DIEGO VINCENTI
Cronaca

"È la fine di un’epoca Ma non dimentico la Milano con il sorriso e che costava meno"

La chiusura del Mc Donald’s di San Babila vista dall’apripista Enzo Braschi "Calcio e moto certo, ma l’interesse comune era soltanto per la squinzia"

di Diego Vincenti

Nostalgia canaglia. Chiude il McDonald’s di San Babila. E sale la malinconia tra i paninari. Lì a sfogliare le polaroid degli anni Ottanta, davanti al Burghy in un trionfo di Timberland, Moncler, Best Company. Come cornice la Milano da bere (e da consumare). Era il disimpegno. Si parlava con vocaboli bizzarri: gallo, sfitinzia, arrapation. E per tutti il paninaro assoluto è sempre stato lui: Enzo Braschi. A sdoganare il fenomeno a Drive In, fra i sorrisi di Tinì Cansino e il Tenerone di Gianfranco D’Angelo.

Braschi, siamo tutti cresciuti coi suoi sketch.

"Lo so, ma in realtà già all’epoca ero un paninaro un po’ pentito. Da buon genovese sceglievo sempre pesce e vino bianco".

È vero che volevano menarla?

"All’inizio. Durante un servizio fotografico per Tv Sorrisi e Canzoni, un paio di ragazzi ci fecero scappare di corsa perché si sentivano presi in giro. Ma poi le cose cambiarono. Ricordo un tizio rigorosissimo, feroce, che un giorno mi disse che anche se facevo il paninaro sfigato mandavo comunque avanti il movimento".

Ma quindi questi paninari avevano un’appartenenza politica?

"L’unico interesse che avevano era per la squinzia, glielo assicuro".

Un tema trasversale.

"Poi qualcuno arrivava al calcio e alle moto, ma era tutto molto adolescenziale. L’unica cosa è che la moda ricopriva un ruolo importante ed era una moda costosa, di cui sono stato untore. In Sardegna un signore mi chiese se la prossima volta potevo fare il metalmeccanico, perché lui tre Moncler per i figlioli mica riusciva a comprarli. Come non capirlo. Poi gli scemi ci sono ovunque. Ma meglio un piumino di una pistola".

Com’era Milano?

"Costava meno ed era più serena, aveva voglia di ridere. Ora sono tutti seri, di corsa. E per un cappuccio e brioche ti chiedono mezza liquidazione. L’altra sera ho rivisto “Splash - Una sirena a Manhattan” e ho pensato che fossimo proprio così: giovani, belli, ingenui, in una società a misura d’uomo".

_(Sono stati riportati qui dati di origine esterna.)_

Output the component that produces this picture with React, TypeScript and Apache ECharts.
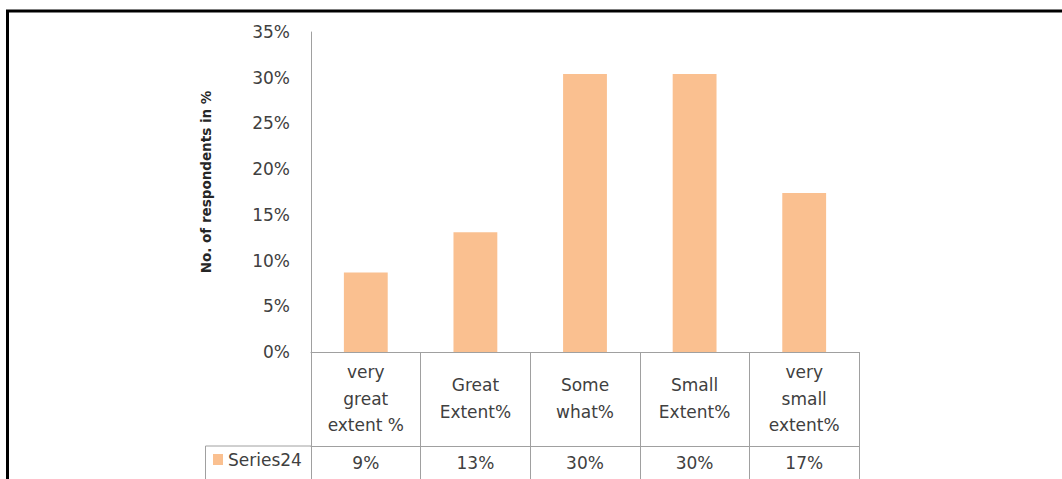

Il mondo dello spettacolo?

"Un territorio a parte. Avevo iniziato da ragazzo a suonare il basso, prima delle serate di cabaret in un locale di Genova. Poi mi chiamarono per il militare e fui assunto in un’azienda, finendo in cassa integrazione. Un provino in Fininvest mi portò in questa tv privata dove c’era voglia di sperimentare e dei bellissimi rapporti umani. In giro non vedevo nemmeno cucadores, per dire. Ma le cose sono cambiate con il Grande Fratello".

Cosa intende?

"È stata la realizzazione di quello che diceva Andy Warhol, il fatto che in futuro sarebbe bastato mostrare la misera vita di qualcuno per renderlo famoso e farlo sentire un artista. Si è da tempo sostituita l’occasionalità al talento. La chiusura del McDonald’s mi pare sancire la fine di un’epoca gloriosa".

Oggi che fa?

"Scrivo romanzi e mi occupo dei nativi americani, su cui già mi ero laureato in Filosofia. All’inizio la gente pensava che fosse un mio omonimo a firmare i libri seri...".

Perché ha scelto di vivere alle Canarie?

"Abitavo in Romagna, ho ancora una casa lì. Ma non riuscivo più a scrivere, mi sembrava che davvero fosse finito un mondo. E così dopo una vacanza decisi di fermarmi qui, in questa specie di cerniera fra l’Europa e il Nuovo Mondo, dove il clima è incredibile e la gente semplice. Vivo in un piccolo appartamento davanti all’oceano e ho ricominciato a scrivere".

Mi perdoni, ma la domanda è d’obbligo: squinzie?

"Vivo ritirato, legato alle mie abitudini. Ho fatto le mie esperienze, ma oggi sono soltero, come dicono da queste parti".